Sin embargo, la apreciación moral de la violencia no está sujeta a
las leyes. Algo moralmente aceptable puede ser ilegal, y a la inversa.
Desahuciar de forma violenta a una familia de un piso propiedad de una
entidad financiera rescatada para dejarlo vacío es completamente legal,
pero moralmente inaceptable. Hacer barricadas y quemar contenedores para
protestar por el derribo de un centro social que promocionaba la
cultura de un barrio es ilegal, pero moralmente aceptable. Al menos para
el escribiente.
La violencia es un camino peligroso, sólo a algunos psicópatas les
puede parecer la mejor forma de solucionar cualquier situación social.

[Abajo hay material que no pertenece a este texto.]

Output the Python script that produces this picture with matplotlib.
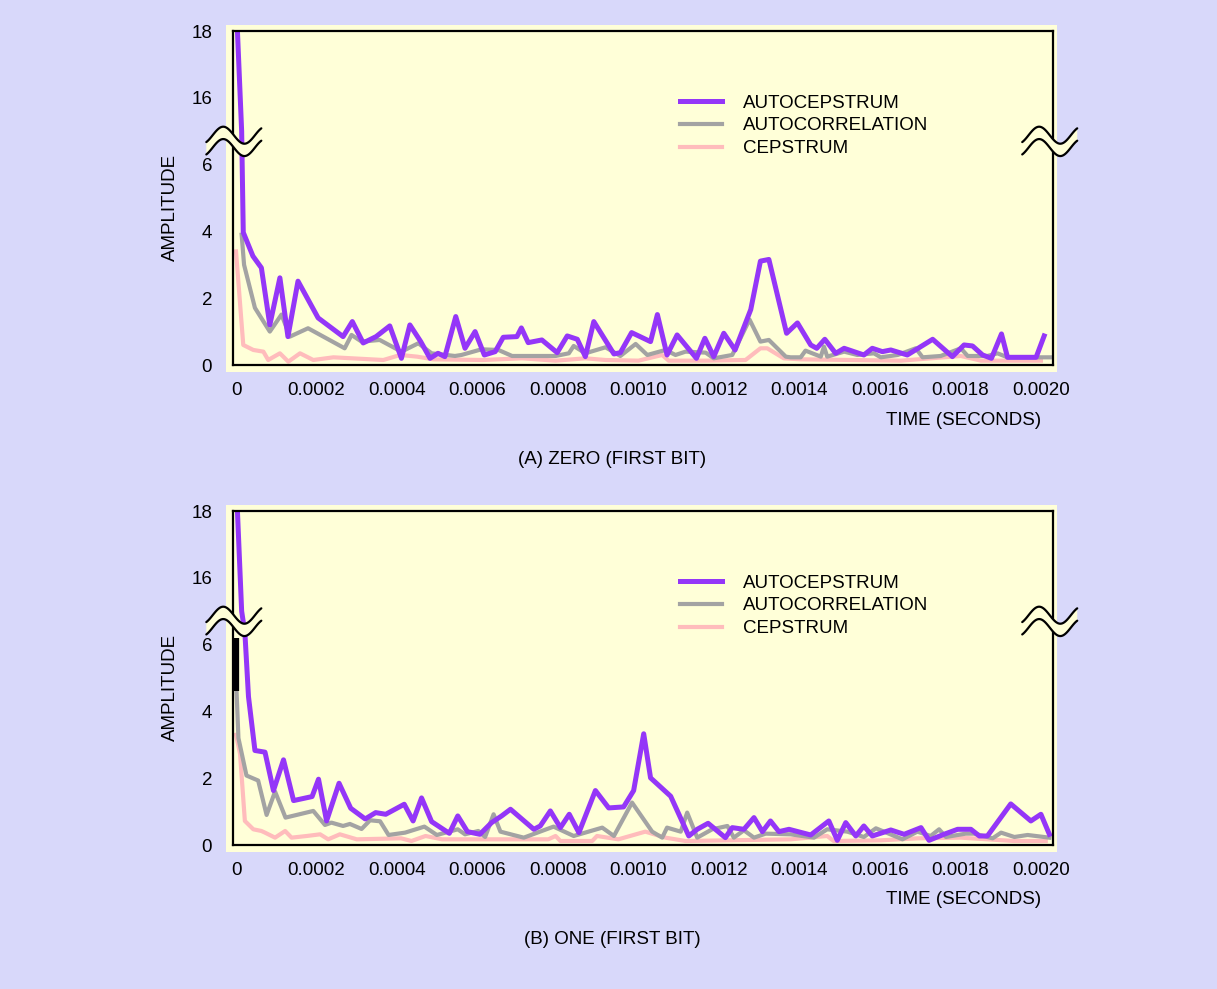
import numpy as np
import matplotlib
matplotlib.use('Agg')
import matplotlib.pyplot as plt
from matplotlib.patches import Rectangle, Polygon
from matplotlib.lines import Line2D

plt.rcParams['font.family'] = ['Liberation Sans', 'DejaVu Sans']

series_names = ['AUTOCEPSTRUM', 'AUTOCORRELATION', 'CEPSTRUM']
panel_titles = ['(A) ZERO (FIRST BIT)', '(B) ONE (FIRST BIT)']
amp_ticks = [0, 2, 4, 6, 16, 18]
time_ticks = [0, 0.0002, 0.0004, 0.0006, 0.0008, 0.0010,
              0.0012, 0.0014, 0.0016, 0.0018, 0.0020]
time_labels = ['0', '0.0002', '0.0004', '0.0006', '0.0008', '0.0010',
               '0.0012', '0.0014', '0.0016', '0.0018', '0.0020']

# (A) zero -- times in microseconds
a_acep_us = [0, 14, 18, 42, 63, 84, 109, 129, 154, 204, 266, 289, 316, 348, 382,
             411, 432, 459, 482, 502, 519, 546, 569, 594, 617, 644, 664, 698, 709,
             726, 760, 798, 823, 848, 868, 889, 939, 955, 983, 1030, 1047, 1071,
             1096, 1144, 1165, 1187, 1212, 1240, 1279, 1303, 1324, 1368, 1395, 1428,
             1443, 1463, 1490, 1511, 1560, 1581, 1606, 1627, 1668, 1731, 1780, 1809,
             1830, 1855, 1877, 1902, 1917, 1988, 2008]
a_acep = [19, 7.0, 3.97, 3.26, 2.91, 1.20, 2.61, 0.85, 2.51, 1.41, 0.85, 1.30, 0.66,
          0.85, 1.17, 0.20, 1.20, 0.70, 0.20, 0.35, 0.25, 1.45, 0.50, 1.00, 0.30,
          0.40, 0.83, 0.85, 1.11, 0.67, 0.75, 0.37, 0.87, 0.77, 0.25, 1.30, 0.33,
          0.37, 0.97, 0.70, 1.51, 0.30, 0.90, 0.20, 0.80, 0.25, 0.95, 0.45, 1.66,
          3.11, 3.16, 0.95, 1.26, 0.60, 0.50, 0.77, 0.35, 0.50, 0.30, 0.50, 0.40,
          0.45, 0.30, 0.77, 0.25, 0.60, 0.57, 0.30, 0.20, 0.93, 0.23, 0.23, 0.87]

a_acor_us = [14, 20, 47, 84, 113, 134, 179, 270, 287, 312, 357, 411, 453, 486, 544,
             560, 610, 652, 686, 794, 827, 839, 868, 918, 955, 993, 1022, 1067, 1092,
             1117, 1167, 1187, 1233, 1276, 1303, 1324, 1366, 1378, 1403, 1415, 1453,
             1461, 1469, 1511, 1544, 1585, 1602, 1644, 1689, 1706, 1751, 1801, 1818,
             1867, 1892, 1917, 2025]
a_acor = [3.9, 3.0, 1.71, 1.00, 1.51, 0.85, 1.10, 0.50, 0.90, 0.70, 0.75, 0.40, 0.65,
          0.35, 0.27, 0.30, 0.47, 0.45, 0.27, 0.27, 0.35, 0.57, 0.35, 0.53, 0.27,
          0.63, 0.30, 0.45, 0.30, 0.40, 0.37, 0.20, 0.30, 1.36, 0.70, 0.75, 0.25,
          0.23, 0.23, 0.43, 0.25, 0.55, 0.25, 0.40, 0.30, 0.35, 0.23, 0.30, 0.50,
          0.23, 0.27, 0.50, 0.27, 0.27, 0.35, 0.23, 0.23]

a_cep_us = [0, 18, 43, 68, 80, 109, 130, 159, 192, 242, 366, 408, 450, 490, 614, 711,
            794, 868, 918, 1000, 1059, 1075, 1167, 1266, 1303, 1320, 1361, 1403, 1527,
            1652, 1801, 1851, 2000]
a_cep = [3.4, 0.60, 0.45, 0.40, 0.15, 0.35, 0.10, 0.35, 0.15, 0.23, 0.15, 0.30, 0.25,
         0.17, 0.15, 0.20, 0.13, 0.20, 0.15, 0.13, 0.30, 0.13, 0.13, 0.15, 0.50, 0.50,
         0.20, 0.17, 0.15, 0.13, 0.27, 0.13, 0.13]

# (B) one -- times in microseconds
b_acep_us = [0, 14, 22, 31, 47, 72, 93, 118, 143, 189, 205, 225, 256, 285, 321, 347,
             372, 418, 440, 461, 486, 530, 551, 575, 606, 635, 660, 682, 740, 756, 781,
             806, 828, 852, 893, 926, 963, 988, 1013, 1030, 1080, 1125, 1146, 1173,
             1216, 1233, 1262, 1287, 1308, 1328, 1349, 1374, 1428, 1473, 1494, 1515,
             1540, 1560, 1581, 1627, 1660, 1702, 1722, 1759, 1793, 1826, 1847, 1867,
             1925, 1975, 2000, 2021]
b_acep = [19, 7.0, 6.36, 4.44, 2.83, 2.78, 1.63, 2.55, 1.33, 1.45, 1.97, 0.72, 1.85,
          1.10, 0.78, 0.97, 0.92, 1.22, 0.72, 1.41, 0.70, 0.35, 0.87, 0.40, 0.32, 0.67,
          0.87, 1.07, 0.47, 0.57, 1.02, 0.52, 0.92, 0.37, 1.63, 1.11, 1.14, 1.63, 3.33,
          2.01, 1.46, 0.27, 0.47, 0.65, 0.22, 0.52, 0.47, 0.82, 0.40, 0.72, 0.40, 0.47,
          0.30, 0.72, 0.14, 0.67, 0.27, 0.57, 0.27, 0.45, 0.32, 0.52, 0.14, 0.32, 0.47,
          0.47, 0.27, 0.27, 1.23, 0.72, 0.92, 0.32]

b_acor_us = [0, 6, 26, 55, 76, 97, 123, 192, 221, 237, 266, 283, 312, 333, 358, 379,
             420, 468, 499, 551, 569, 602, 619, 640, 657, 689, 715, 789, 839, 910, 939,
             984, 1034, 1059, 1071, 1105, 1121, 1146, 1183, 1221, 1237, 1262, 1287,
             1316, 1378, 1436, 1469, 1519, 1560, 1590, 1656, 1693, 1726, 1747, 1764,
             1813, 1834, 1880, 1901, 1934, 1967, 2021]
b_acor = [5.0, 3.2, 2.08, 1.93, 0.90, 1.60, 0.82, 1.02, 0.60, 0.67, 0.57, 0.63, 0.48,
          0.74, 0.71, 0.30, 0.37, 0.55, 0.30, 0.47, 0.32, 0.42, 0.24, 0.92, 0.40, 0.30,
          0.22, 0.55, 0.27, 0.52, 0.27, 1.27, 0.40, 0.22, 0.52, 0.40, 0.97, 0.22, 0.47,
          0.57, 0.22, 0.44, 0.22, 0.34, 0.32, 0.22, 0.47, 0.40, 0.24, 0.50, 0.17, 0.40,
          0.27, 0.47, 0.24, 0.34, 0.34, 0.20, 0.37, 0.24, 0.30, 0.22]

b_cep_us = [0, 10, 22, 43, 63, 72, 97, 122, 138, 176, 209, 229, 258, 300, 410, 436,
            471, 512, 689, 776, 794, 806, 885, 897, 950, 1017, 1067, 1117, 1378, 1469,
            1485, 1602, 1694, 1801, 1933, 2012]
b_cep = [3.3, 2.73, 0.72, 0.47, 0.42, 0.37, 0.22, 0.42, 0.22, 0.27, 0.32, 0.17, 0.32,
         0.17, 0.20, 0.12, 0.27, 0.17, 0.17, 0.17, 0.27, 0.12, 0.12, 0.27, 0.17, 0.40,
         0.22, 0.12, 0.17, 0.27, 0.12, 0.14, 0.20, 0.22, 0.12, 0.12]

# stray black stroke near the origin of panel B
b_mark_us = [0, 0]
b_mark = [4.6, 6.2]

LAVENDER = '#d8d8fa'
YELLOW = '#ffffd8'
PURPLE = '#9436f8'
GRAY = '#a3a3a3'
PINK = '#ffbcbc'
FS = 13.5
W, H = 1217, 989


def fwd(v):
    v = np.asarray(v, dtype=float)
    return np.where(v <= 7, v / 2, np.where(v >= 15, (v - 8) / 2, 3.5))


def inv(p):
    p = np.asarray(p, dtype=float)
    return np.where(p <= 3.5, p * 2, p * 2 + 8)


def box(l, t, r, b):
    return [l / W, 1 - b / H, (r - l) / W, (b - t) / H]


def draw_break(ax, cx):
    # two stacked wavy strokes, with the gap between them blanked out
    th = np.linspace(-0.3 * np.pi, 2.3 * np.pi, 80)
    u = cx + np.linspace(-27.5, 27.5, 80) / 820
    amp = 8.5 / 334
    up = 0.688 + amp * np.sin(th)
    lo = 0.651 + amp * np.sin(th)
    gap = np.column_stack([np.r_[u, u[::-1]], np.r_[up, lo[::-1]]])
    ax.add_patch(Polygon(gap, closed=True, facecolor=YELLOW, edgecolor='none',
                         transform=ax.transAxes, clip_on=False, zorder=4))
    for yy in (up, lo):
        ax.plot(u, yy, color='black', lw=1.6, transform=ax.transAxes,
                clip_on=False, zorder=5, solid_capstyle='round')


fig = plt.figure(figsize=(W / 100, H / 100), dpi=100, facecolor=LAVENDER)

panels = [
    (a_acep_us, a_acep, a_acor_us, a_acor, a_cep_us, a_cep),
    (b_acep_us, b_acep, b_acor_us, b_acor, b_cep_us, b_cep),
]

for k, (t1, y1, t2, y2, t3, y3) in enumerate(panels):
    off = 480 * k
    fig.add_artist(Rectangle((226 / W, 1 - (372 + off) / H), (1057 - 226) / W, 347 / H,
                             transform=fig.transFigure, facecolor=YELLOW,
                             edgecolor='none', zorder=-5))
    ax = fig.add_axes(box(233, 31 + off, 1053, 365 + off))
    ax.set_facecolor(YELLOW)

    ax.plot(np.array(t3) * 1e-6, y3, color=PINK, lw=3.0, zorder=2)
    ax.plot(np.array(t2) * 1e-6, y2, color=GRAY, lw=3.0, zorder=2.1)
    ax.plot(np.array(t1) * 1e-6, y1, color=PURPLE, lw=3.6, zorder=2.2)
    if k == 1:
        ax.plot(np.array(b_mark_us) * 1e-6, b_mark, color='black', lw=4.5,
                solid_capstyle='butt', zorder=3, clip_on=False)

    ax.set_yscale('function', functions=(fwd, inv))
    ax.set_ylim(0, 18)
    ax.set_xlim(-0.0000075, 0.00203)
    ax.set_yticks(amp_ticks)
    ax.set_yticklabels([str(v) for v in amp_ticks])
    ax.set_xticks(time_ticks)
    ax.set_xticklabels(time_labels)
    ax.minorticks_off()
    ax.tick_params(axis='both', length=0, labelsize=FS, colors='black')
    ax.tick_params(axis='y', pad=15)
    ax.tick_params(axis='x', pad=12)
    for sp in ax.spines.values():
        sp.set_linewidth(1.6)
        sp.set_color('black')

    handles = [Line2D([], [], color=PURPLE, lw=3.6),
               Line2D([], [], color=GRAY, lw=3.0),
               Line2D([], [], color=PINK, lw=3.0)]
    ax.legend(handles, series_names, loc='upper left', bbox_to_anchor=(0.545, 0.81),
              frameon=False, fontsize=FS, handlelength=2.24, handletextpad=1.12,
              labelspacing=0.3, borderpad=0, borderaxespad=0)

    draw_break(ax, 0.001)
    draw_break(ax, 0.996)

    fig.text(170 / W, 1 - (207 + off) / H, 'AMPLITUDE', rotation=90, fontsize=FS,
             ha='center', va='center')
    fig.text(1041 / W, 1 - (420 + off) / H, 'TIME (SECONDS)', fontsize=FS,
             ha='right', va='center')
    fig.text(612 / W, 1 - (460 + off) / H, panel_titles[k], fontsize=FS,
             ha='center', va='center')

fig.savefig('out.png', dpi=100, facecolor=LAVENDER)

Nadie quiere que la violencia sea el camino para mantener las conquistas
sociales y los espacios autogestionados que los ciudadanos se han
otorgado. Pero la violencia en las protestas sociales y en la larga
historia de la lucha obrera es reactiva.
Si no quieren violencia en las calles que no derriben Can Vies. Si no
quieren violencia en las cuencas mineras que no mermen los derechos ni
la seguridad de los mineros. Si no quieren violencia en los astilleros
que doten de carga de trabajo a las miles de familias que viven de
ellos. Si no quieren ciudadanos radicales, que les permitan vivir con
dignidad y los poderes públicos pasen a estar a su servicio.
Las protestas violentas en Sants han conseguido parar el derribo del
centro social. Otra victoria de las protestas violentas como ya ocurrió
en el barrio de Gamonal en Burgos. Una violencia que no se hubiera
producido si se hubiera mantenido el statu quo del centro cultural, si
se hubiera escuchado a los vecinos. La protesta violenta ha vuelto a ser
el único camino de expresión que han dejado a los ciudadanos, y mil
declaraciones de condena de la violencia con voz afectada no cambiarán
que cuando se presiona de forma sostenida a las clases populares, cuando
se les impide ejercer sus derechos y no se escucha sus reivindicaciones
pacíficas, acaba ejerciendo la violencia.